**Problem description:**
Exactly repeat the material, dropping every picture from the copy.

**Information shown:**
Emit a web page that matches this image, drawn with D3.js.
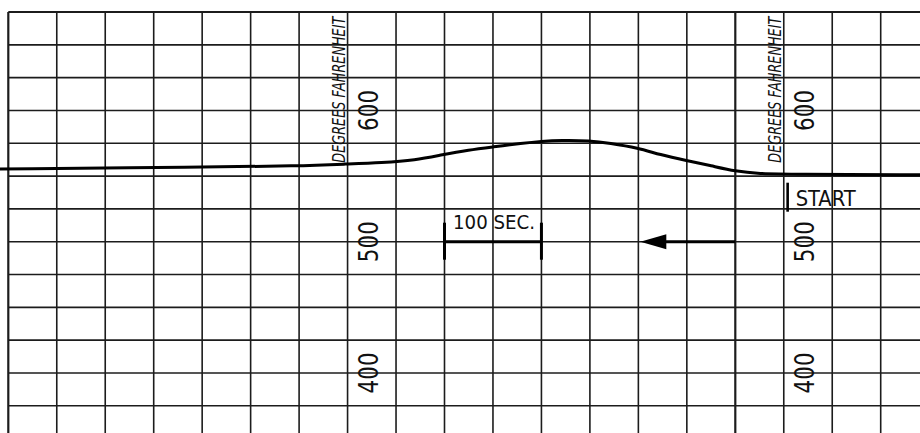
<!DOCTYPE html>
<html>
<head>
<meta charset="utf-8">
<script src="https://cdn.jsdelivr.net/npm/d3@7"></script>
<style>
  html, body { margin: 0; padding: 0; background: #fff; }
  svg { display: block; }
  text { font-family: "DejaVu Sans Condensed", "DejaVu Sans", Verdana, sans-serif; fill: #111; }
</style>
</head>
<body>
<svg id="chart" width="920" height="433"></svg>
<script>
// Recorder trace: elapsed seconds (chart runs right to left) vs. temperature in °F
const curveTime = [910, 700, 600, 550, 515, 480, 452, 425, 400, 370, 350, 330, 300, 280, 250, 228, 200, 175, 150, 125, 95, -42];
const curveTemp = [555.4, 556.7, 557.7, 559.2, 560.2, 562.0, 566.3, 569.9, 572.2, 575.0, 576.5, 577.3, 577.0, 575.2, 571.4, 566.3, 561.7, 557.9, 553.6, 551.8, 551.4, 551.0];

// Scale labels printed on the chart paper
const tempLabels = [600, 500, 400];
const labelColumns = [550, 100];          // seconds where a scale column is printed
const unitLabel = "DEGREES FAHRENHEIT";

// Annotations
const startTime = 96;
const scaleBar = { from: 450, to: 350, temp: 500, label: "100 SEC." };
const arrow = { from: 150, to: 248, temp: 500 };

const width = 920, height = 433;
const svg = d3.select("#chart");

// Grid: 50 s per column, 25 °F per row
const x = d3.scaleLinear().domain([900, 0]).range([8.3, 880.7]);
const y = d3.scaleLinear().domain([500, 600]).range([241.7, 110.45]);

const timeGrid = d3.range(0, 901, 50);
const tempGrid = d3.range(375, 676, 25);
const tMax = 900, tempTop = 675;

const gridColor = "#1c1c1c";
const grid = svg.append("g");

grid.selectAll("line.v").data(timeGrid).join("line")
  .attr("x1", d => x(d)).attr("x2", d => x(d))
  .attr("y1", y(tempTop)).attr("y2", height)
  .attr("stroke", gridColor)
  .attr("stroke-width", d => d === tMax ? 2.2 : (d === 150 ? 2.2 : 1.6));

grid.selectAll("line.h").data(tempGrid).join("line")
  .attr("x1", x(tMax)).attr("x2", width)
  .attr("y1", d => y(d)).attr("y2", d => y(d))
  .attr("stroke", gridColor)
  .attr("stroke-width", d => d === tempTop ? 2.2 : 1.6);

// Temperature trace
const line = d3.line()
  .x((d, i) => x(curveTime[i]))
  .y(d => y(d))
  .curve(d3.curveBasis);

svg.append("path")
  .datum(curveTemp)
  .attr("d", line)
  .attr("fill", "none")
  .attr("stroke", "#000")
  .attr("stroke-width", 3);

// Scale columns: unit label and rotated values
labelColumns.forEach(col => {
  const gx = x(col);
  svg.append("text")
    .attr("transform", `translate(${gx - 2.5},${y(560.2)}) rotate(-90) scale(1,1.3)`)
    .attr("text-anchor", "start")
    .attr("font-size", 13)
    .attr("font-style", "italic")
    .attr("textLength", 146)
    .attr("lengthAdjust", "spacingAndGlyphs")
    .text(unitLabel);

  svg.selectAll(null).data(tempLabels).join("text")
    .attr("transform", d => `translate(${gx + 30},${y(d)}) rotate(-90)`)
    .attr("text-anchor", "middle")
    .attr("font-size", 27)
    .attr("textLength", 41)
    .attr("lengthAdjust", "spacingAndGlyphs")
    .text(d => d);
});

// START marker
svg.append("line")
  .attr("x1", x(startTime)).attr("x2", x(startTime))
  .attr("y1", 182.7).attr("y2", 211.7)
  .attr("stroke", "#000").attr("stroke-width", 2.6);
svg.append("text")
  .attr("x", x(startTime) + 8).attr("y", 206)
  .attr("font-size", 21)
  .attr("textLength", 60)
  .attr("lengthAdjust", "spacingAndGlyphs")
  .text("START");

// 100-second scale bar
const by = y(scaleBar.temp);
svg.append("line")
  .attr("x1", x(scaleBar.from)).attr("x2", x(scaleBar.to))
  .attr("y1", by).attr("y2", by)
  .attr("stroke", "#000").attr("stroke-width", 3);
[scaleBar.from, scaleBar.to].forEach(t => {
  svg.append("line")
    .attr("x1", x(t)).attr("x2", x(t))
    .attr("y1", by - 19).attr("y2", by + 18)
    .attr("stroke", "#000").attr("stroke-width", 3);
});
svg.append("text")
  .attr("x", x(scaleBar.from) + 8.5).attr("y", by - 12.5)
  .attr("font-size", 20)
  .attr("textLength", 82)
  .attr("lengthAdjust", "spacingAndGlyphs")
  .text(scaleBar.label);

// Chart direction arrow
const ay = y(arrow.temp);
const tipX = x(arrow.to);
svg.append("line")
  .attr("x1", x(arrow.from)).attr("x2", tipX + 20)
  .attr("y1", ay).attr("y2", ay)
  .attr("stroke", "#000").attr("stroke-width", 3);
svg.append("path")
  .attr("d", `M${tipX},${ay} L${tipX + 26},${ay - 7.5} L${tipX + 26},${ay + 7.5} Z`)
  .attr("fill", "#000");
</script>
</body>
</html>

**Answer to this exercise:**
Emit a web page that matches this image, drawn with D3.js.
<!DOCTYPE html>
<html>
<head>
<meta charset="utf-8">
<script src="https://cdn.jsdelivr.net/npm/d3@7"></script>
<style>
  html, body { margin: 0; padding: 0; background: #fff; }
  svg { display: block; }
  text { font-family: "DejaVu Sans Condensed", "DejaVu Sans", Verdana, sans-serif; fill: #111; }
</style>
</head>
<body>
<svg id="chart" width="920" height="433"></svg>
<script>
// Recorder trace: elapsed seconds (chart runs right to left) vs. temperature in °F
const curveTime = [910, 700, 600, 550, 515, 480, 452, 425, 400, 370, 350, 330, 300, 280, 250, 228, 200, 175, 150, 125, 95, -42];
const curveTemp = [555.4, 556.7, 557.7, 559.2, 560.2, 562.0, 566.3, 569.9, 572.2, 575.0, 576.5, 577.3, 577.0, 575.2, 571.4, 566.3, 561.7, 557.9, 553.6, 551.8, 551.4, 551.0];

// Scale labels printed on the chart paper
const tempLabels = [600, 500, 400];
const labelColumns = [550, 100];          // seconds where a scale column is printed
const unitLabel = "DEGREES FAHRENHEIT";

// Annotations
const startTime = 96;
const scaleBar = { from: 450, to: 350, temp: 500, label: "100 SEC." };
const arrow = { from: 150, to: 248, temp: 500 };

const width = 920, height = 433;
const svg = d3.select("#chart");

// Grid: 50 s per column, 25 °F per row
const x = d3.scaleLinear().domain([900, 0]).range([8.3, 880.7]);
const y = d3.scaleLinear().domain([500, 600]).range([241.7, 110.45]);

const timeGrid = d3.range(0, 901, 50);
const tempGrid = d3.range(375, 676, 25);
const tMax = 900, tempTop = 675;

const gridColor = "#1c1c1c";
const grid = svg.append("g");

grid.selectAll("line.v").data(timeGrid).join("line")
  .attr("x1", d => x(d)).attr("x2", d => x(d))
  .attr("y1", y(tempTop)).attr("y2", height)
  .attr("stroke", gridColor)
  .attr("stroke-width", d => d === tMax ? 2.2 : (d === 150 ? 2.2 : 1.6));

grid.selectAll("line.h").data(tempGrid).join("line")
  .attr("x1", x(tMax)).attr("x2", width)
  .attr("y1", d => y(d)).attr("y2", d => y(d))
  .attr("stroke", gridColor)
  .attr("stroke-width", d => d === tempTop ? 2.2 : 1.6);

// Temperature trace
const line = d3.line()
  .x((d, i) => x(curveTime[i]))
  .y(d => y(d))
  .curve(d3.curveBasis);

svg.append("path")
  .datum(curveTemp)
  .attr("d", line)
  .attr("fill", "none")
  .attr("stroke", "#000")
  .attr("stroke-width", 3);

// Scale columns: unit label and rotated values
labelColumns.forEach(col => {
  const gx = x(col);
  svg.append("text")
    .attr("transform", `translate(${gx - 2.5},${y(560.2)}) rotate(-90) scale(1,1.3)`)
    .attr("text-anchor", "start")
    .attr("font-size", 13)
    .attr("font-style", "italic")
    .attr("textLength", 146)
    .attr("lengthAdjust", "spacingAndGlyphs")
    .text(unitLabel);

  svg.selectAll(null).data(tempLabels).join("text")
    .attr("transform", d => `translate(${gx + 30},${y(d)}) rotate(-90)`)
    .attr("text-anchor", "middle")
    .attr("font-size", 27)
    .attr("textLength", 41)
    .attr("lengthAdjust", "spacingAndGlyphs")
    .text(d => d);
});

// START marker
svg.append("line")
  .attr("x1", x(startTime)).attr("x2", x(startTime))
  .attr("y1", 182.7).attr("y2", 211.7)
  .attr("stroke", "#000").attr("stroke-width", 2.6);
svg.append("text")
  .attr("x", x(startTime) + 8).attr("y", 206)
  .attr("font-size", 21)
  .attr("textLength", 60)
  .attr("lengthAdjust", "spacingAndGlyphs")
  .text("START");

// 100-second scale bar
const by = y(scaleBar.temp);
svg.append("line")
  .attr("x1", x(scaleBar.from)).attr("x2", x(scaleBar.to))
  .attr("y1", by).attr("y2", by)
  .attr("stroke", "#000").attr("stroke-width", 3);
[scaleBar.from, scaleBar.to].forEach(t => {
  svg.append("line")
    .attr("x1", x(t)).attr("x2", x(t))
    .attr("y1", by - 19).attr("y2", by + 18)
    .attr("stroke", "#000").attr("stroke-width", 3);
});
svg.append("text")
  .attr("x", x(scaleBar.from) + 8.5).attr("y", by - 12.5)
  .attr("font-size", 20)
  .attr("textLength", 82)
  .attr("lengthAdjust", "spacingAndGlyphs")
  .text(scaleBar.label);

// Chart direction arrow
const ay = y(arrow.temp);
const tipX = x(arrow.to);
svg.append("line")
  .attr("x1", x(arrow.from)).attr("x2", tipX + 20)
  .attr("y1", ay).attr("y2", ay)
  .attr("stroke", "#000").attr("stroke-width", 3);
svg.append("path")
  .attr("d", `M${tipX},${ay} L${tipX + 26},${ay - 7.5} L${tipX + 26},${ay + 7.5} Z`)
  .attr("fill", "#000");
</script>
</body>
</html>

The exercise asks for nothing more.